The most frightening place along the tour was Susan’s Courtside Cafe. Not because this charming restaurant by day was a horrible place. Indeed, on the recommendation of the guide, Assistant Laura and I would return and find the food to be terrific. Scary because just the parts she told us about the murder-suicide that took place here were so horrible, no one (us included) took her up on the full story in private.
That night and on the return I took plenty of images and nope, nothing came about.
There were other stops, but the most interesting would be the playground at the funeral home. The owners didn’t think children should be so closely involved with death, so they provided a playground. One day their own child – who’d love to play here so – would be a ghost. She died young and to this day finds playing here a favorite after-life activity.

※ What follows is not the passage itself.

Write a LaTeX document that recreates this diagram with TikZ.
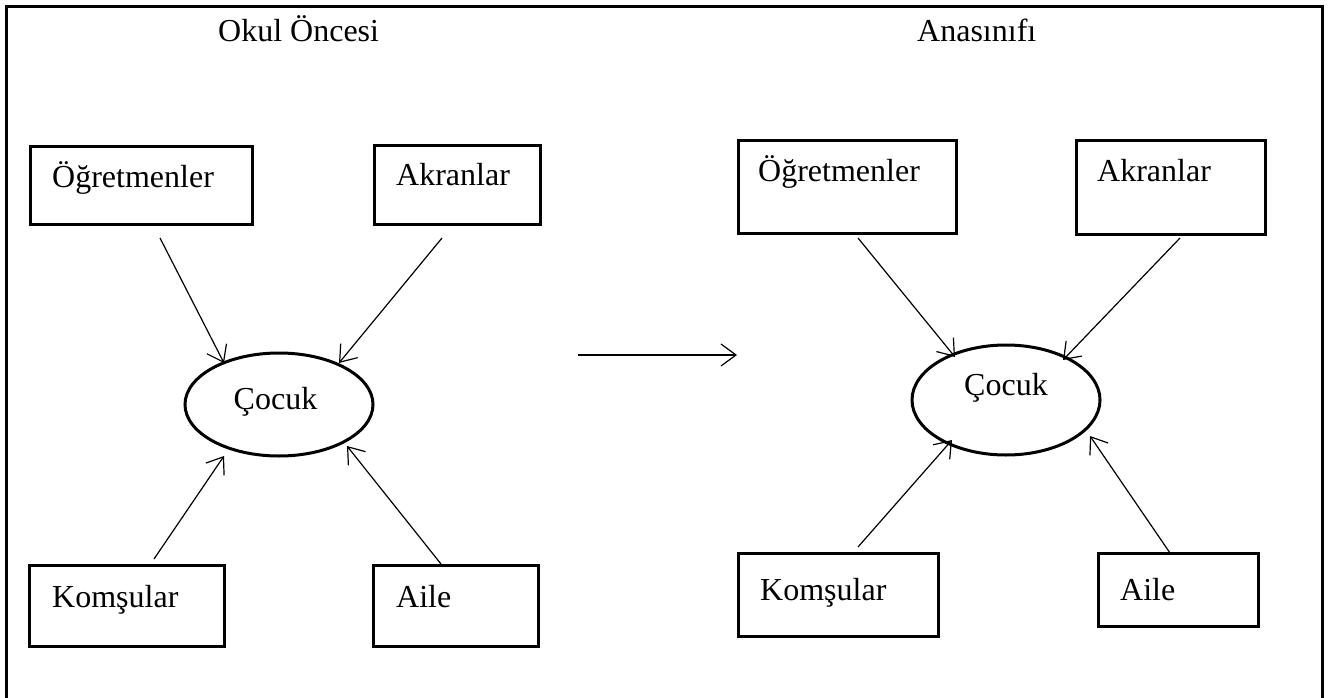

Assistant Laura – a true motherly nurturer – sat on the swing and began to talk with Isabella. I took photos, one after another. In a particular run of three the first and third merely had Laura talking to the dark at her side. In the second… an orb would appear at exactly the height she’d be looking into a little girls eyes next to her… Isabella was there to play…
Ghost Stories and other things…
Why am I writing about a night a year ago? One I’ve shared before…
Because I think ghosts exist and because I will be going on more ghost walks when I can. We’ve been invited to join the Mount Dora Ghost Walk and are working to plan the date.
These orbs and ghosts, if they are in deed real, are the spirits of those we’ve lost. People who lived lives as normally as you and I, and who in their passing are still among us.
Many are fascinated by ghosts; some because of a fear of death, others hold a passion and need to know what’s on the other side. I’ve actually had a friend say he was glad he’d gotten to know me before he found out I believed in ghosts or he might not have become friends – I’d be too weird for him.
For generations we’ve been “certain” of one thing after another, only to discover a new truth lies around every corner. We continue to search for “truth,” somehow believing it will help us, make us more secure, make us stronger or less scared.
Thing of it is, the truth is not always what we expect. Often it is not something we want to accept.
Ghost and ghost stories are a part of who we are, where we’ve been and what we become. And if ghosts do exists… in more ways than one.